Duet for One at Sol Arts

Tom Kempinski’s wrenching play was first produced in London in 1980.
Tom Kempinski’s wrenching play was first produced in London in 1980.

Hard work and perseverance are crucial to success in most endeavors, but it's often the case that even more is required. Sometimes it's blind luck. Sometimes it's an innate gift.

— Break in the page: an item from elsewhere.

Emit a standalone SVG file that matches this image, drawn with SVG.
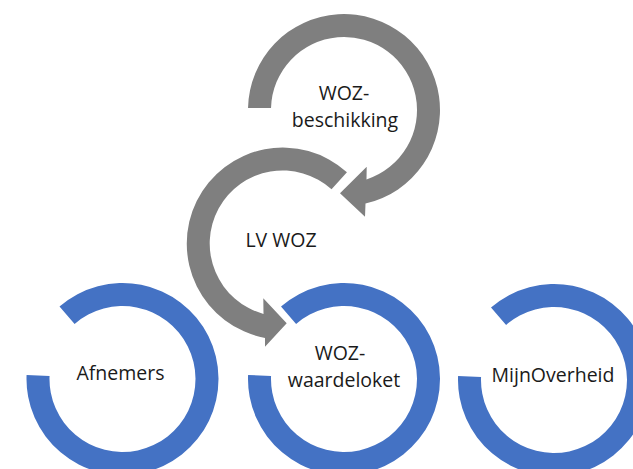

From the age of 6 on, Stephanie Abrahams' life revolved entirely around music. Her quest to master the violin quickly became all-encompassing. It colored everything she did and every relationship she cultivated. She worked hard, but she also had a rare affinity for performance that ultimately brought her recognition far and wide.

Then she lost everything.

Ray Orley and Kristen Loree star in a new production of   Duet for One  , directed by Paul Ford.
Ray Orley and Kristen Loree star in a new production of Duet for One , directed by Paul Ford.

That's the set-up of Duet for One, a play by Tom Kempinski that's now running at Sol Arts. The production, staged beautifully by the ever-talented Paul Ford, is something any adult should relate to. Few of us are wheel-chair bound like Stephanie. Few of us are wrestling with multiple sclerosis. Even fewer once enjoyed international success as concert violinists.

Yet the potential for a similar kind of loss is, unfortunately, a possibility for everyone. This engrossing play is a searing reminder of the fragility of our bodies and the psychological dangers we all would face in the event of premature physical deterioration.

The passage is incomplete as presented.